Trails: Gunbarrel Highway

The Gunbarrel Highway is an isolated desert track in the Northern Territory, South Australia and Western Australia. It consists of about 1,350 km of washaways, heavy corrugations, stone, sand and flood plains. The Gunbarrel Highway connects Victory Downs in the Northern Territory to Carnegie Station in Western Australia. Some sources incorrectly show the highway extending west to Wiluna.

The road was built as part of Australia’s role in the weapons research establishment called Woomera which included Emu Field and Maralinga, both atomic bomb testing sites. The name comes from Len Beadell’s Gunbarrel Road Construction Party so named as his intention was to build roads as straight as a gunbarrel.

There were three main reasons for the construction of the Gunbarrel Highway. The first was to provide access for a future meteorological station which was needed to forecast upper winds prior to the testing of atomic weapons in South Australia. The second was for instrumentation along the centre-line of fire for rockets launched from Woomera, and the third was to allow surveyors from the National Mapping Council to continue the geodesic survey of little known areas of outback Australia. A side benefit of the construction was the completion of the first east-west road link across the centre of Australia.

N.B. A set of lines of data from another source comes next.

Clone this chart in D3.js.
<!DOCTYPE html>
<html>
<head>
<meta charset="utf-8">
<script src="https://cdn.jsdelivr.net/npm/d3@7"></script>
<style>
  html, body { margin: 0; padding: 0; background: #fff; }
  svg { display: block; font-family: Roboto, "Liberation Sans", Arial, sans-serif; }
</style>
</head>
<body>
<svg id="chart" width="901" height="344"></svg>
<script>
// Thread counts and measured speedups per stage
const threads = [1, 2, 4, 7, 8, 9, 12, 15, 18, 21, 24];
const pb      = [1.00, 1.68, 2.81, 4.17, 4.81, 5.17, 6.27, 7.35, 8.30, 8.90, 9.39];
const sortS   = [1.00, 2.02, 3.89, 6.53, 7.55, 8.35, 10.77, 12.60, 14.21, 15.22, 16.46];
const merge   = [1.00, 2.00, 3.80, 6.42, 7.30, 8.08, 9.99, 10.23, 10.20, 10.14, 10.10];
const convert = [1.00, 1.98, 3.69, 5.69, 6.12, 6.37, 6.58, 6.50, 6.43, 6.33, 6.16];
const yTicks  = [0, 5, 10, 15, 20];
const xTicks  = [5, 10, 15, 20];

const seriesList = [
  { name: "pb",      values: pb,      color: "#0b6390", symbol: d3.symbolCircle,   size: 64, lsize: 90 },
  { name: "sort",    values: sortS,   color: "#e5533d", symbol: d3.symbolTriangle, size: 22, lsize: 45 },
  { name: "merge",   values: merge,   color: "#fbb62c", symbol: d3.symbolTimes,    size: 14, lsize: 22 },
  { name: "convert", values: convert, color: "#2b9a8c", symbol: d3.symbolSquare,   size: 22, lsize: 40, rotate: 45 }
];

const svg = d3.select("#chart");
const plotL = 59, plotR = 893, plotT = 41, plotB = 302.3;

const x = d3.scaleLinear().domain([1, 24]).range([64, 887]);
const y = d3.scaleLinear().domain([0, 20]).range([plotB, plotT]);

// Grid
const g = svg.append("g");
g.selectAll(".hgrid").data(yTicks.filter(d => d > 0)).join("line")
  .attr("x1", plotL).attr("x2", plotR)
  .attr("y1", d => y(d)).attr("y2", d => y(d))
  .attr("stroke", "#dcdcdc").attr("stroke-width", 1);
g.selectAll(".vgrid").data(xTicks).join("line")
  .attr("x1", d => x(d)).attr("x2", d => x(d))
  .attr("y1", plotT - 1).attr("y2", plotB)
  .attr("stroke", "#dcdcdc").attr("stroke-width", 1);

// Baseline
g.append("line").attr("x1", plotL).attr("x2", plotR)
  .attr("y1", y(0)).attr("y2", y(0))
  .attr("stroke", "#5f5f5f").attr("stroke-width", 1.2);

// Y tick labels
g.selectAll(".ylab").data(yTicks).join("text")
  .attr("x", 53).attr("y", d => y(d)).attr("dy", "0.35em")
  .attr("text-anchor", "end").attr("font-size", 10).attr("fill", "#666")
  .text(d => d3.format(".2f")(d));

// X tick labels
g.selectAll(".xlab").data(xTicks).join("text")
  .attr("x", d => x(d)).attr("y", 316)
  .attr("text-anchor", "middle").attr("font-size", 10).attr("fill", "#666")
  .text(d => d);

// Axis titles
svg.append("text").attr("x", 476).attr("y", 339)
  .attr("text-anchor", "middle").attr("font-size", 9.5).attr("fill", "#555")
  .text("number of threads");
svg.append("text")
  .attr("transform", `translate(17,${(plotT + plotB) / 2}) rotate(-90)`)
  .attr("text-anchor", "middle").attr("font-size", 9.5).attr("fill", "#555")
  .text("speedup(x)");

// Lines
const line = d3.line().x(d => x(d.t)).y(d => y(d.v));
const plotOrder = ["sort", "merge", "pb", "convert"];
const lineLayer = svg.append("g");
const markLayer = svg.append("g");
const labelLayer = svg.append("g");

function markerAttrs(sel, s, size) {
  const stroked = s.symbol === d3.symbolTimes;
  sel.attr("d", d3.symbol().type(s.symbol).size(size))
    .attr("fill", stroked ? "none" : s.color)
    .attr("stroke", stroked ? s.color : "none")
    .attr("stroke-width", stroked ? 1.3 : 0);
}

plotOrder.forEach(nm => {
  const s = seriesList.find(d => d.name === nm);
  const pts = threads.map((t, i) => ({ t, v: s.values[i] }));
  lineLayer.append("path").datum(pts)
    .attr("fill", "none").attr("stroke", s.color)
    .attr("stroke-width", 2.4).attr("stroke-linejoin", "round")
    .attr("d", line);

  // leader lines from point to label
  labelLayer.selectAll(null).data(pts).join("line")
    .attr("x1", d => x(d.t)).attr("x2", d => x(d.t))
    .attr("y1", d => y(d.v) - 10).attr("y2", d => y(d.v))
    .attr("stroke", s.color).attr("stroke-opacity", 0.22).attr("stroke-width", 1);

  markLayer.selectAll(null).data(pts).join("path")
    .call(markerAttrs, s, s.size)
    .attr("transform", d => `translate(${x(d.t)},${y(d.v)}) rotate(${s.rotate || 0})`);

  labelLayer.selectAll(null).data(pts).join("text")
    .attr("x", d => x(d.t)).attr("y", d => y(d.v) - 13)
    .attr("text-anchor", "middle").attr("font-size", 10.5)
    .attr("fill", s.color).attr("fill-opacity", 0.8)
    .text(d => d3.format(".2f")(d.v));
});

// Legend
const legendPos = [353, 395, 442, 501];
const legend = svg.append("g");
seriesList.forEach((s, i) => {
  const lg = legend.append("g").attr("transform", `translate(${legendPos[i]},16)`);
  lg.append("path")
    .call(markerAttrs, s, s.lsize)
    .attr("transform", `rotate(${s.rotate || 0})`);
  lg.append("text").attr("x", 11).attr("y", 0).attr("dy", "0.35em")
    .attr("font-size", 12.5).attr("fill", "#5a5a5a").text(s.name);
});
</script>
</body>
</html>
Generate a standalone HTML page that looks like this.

By any standard, this is a long and tough haul through very remote territory. Its isolation requires travellers to be totally self-sufficient with water, food and fuel (the longest distance between fuel outlets is 489 km, between Warburton and Carnegie Station.) Part of the highway between Warburton and Warakurna (near Giles) is now known as the Old Gunbarrel Highway, and is no longer maintained due to the construction of the more direct route, the Great Central Road.

The route passes directly into Aboriginal reserves and it is a legal requirement for travellers to hold a valid transit permit at the time of travel. Three permits are required and they are available from the Department of Indigenous Affairs. The permits are free. Some of the eastern section of the road is now named the Tjukaruru Road for the Aboriginal people who live in this area.